**GIVEN REQUEST**
Look through the records below, count the lines with the word "this", and reply with only the number.

**DATASET**
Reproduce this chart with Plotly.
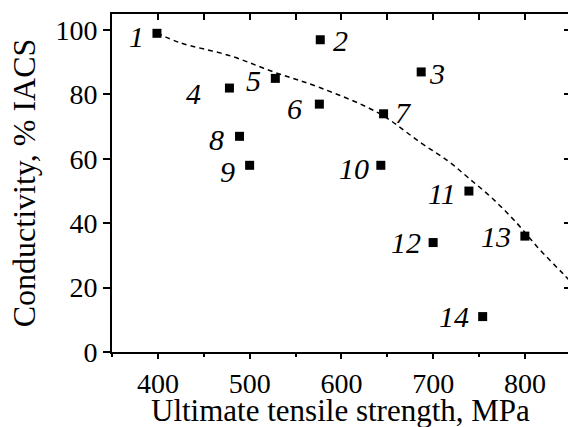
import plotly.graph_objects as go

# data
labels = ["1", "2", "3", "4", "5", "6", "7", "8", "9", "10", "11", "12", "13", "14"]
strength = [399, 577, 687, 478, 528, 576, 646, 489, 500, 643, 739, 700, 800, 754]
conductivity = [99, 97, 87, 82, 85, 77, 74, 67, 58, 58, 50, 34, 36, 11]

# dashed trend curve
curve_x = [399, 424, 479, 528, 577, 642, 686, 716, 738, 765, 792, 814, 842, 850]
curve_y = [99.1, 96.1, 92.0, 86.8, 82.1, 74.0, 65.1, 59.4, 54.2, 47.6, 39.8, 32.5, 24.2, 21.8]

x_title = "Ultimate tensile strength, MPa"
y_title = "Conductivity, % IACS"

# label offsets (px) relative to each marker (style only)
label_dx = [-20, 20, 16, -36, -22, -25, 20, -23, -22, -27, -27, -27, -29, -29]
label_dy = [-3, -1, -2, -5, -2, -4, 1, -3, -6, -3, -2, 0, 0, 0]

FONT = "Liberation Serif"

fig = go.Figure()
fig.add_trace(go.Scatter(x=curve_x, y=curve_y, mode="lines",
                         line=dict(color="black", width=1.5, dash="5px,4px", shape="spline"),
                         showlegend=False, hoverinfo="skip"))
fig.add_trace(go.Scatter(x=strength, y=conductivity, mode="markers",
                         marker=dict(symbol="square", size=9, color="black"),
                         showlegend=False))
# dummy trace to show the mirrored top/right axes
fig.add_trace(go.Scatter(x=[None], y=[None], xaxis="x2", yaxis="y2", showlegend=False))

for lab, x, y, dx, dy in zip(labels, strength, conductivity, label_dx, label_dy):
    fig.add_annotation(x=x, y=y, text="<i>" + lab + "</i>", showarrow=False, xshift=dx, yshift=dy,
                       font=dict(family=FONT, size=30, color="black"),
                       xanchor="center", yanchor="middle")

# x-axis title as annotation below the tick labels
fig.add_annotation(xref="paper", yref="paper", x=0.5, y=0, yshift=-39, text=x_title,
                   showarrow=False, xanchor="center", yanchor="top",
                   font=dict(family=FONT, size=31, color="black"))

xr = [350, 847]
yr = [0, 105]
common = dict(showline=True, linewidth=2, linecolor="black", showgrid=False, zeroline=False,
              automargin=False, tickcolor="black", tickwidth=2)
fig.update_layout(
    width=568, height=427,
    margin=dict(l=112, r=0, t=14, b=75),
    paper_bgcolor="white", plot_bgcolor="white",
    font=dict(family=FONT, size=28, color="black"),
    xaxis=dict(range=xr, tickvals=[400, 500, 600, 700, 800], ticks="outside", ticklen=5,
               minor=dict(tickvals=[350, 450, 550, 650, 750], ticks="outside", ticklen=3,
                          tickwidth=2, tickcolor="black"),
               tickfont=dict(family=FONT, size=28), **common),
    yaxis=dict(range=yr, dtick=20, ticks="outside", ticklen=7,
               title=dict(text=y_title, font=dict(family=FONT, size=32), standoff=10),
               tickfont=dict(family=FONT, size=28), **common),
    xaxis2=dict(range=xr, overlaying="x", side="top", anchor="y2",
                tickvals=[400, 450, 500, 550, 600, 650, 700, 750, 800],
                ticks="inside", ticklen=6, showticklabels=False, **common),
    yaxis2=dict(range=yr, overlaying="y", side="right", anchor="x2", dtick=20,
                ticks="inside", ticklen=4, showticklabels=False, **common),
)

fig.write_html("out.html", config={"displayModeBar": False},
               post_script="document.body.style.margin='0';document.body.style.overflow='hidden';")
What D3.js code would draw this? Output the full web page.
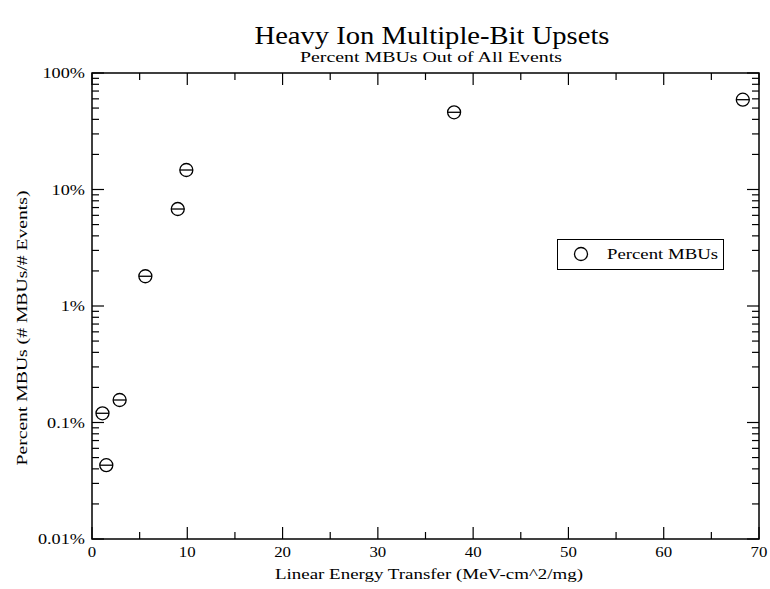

**EXERCISE ANSWER**
2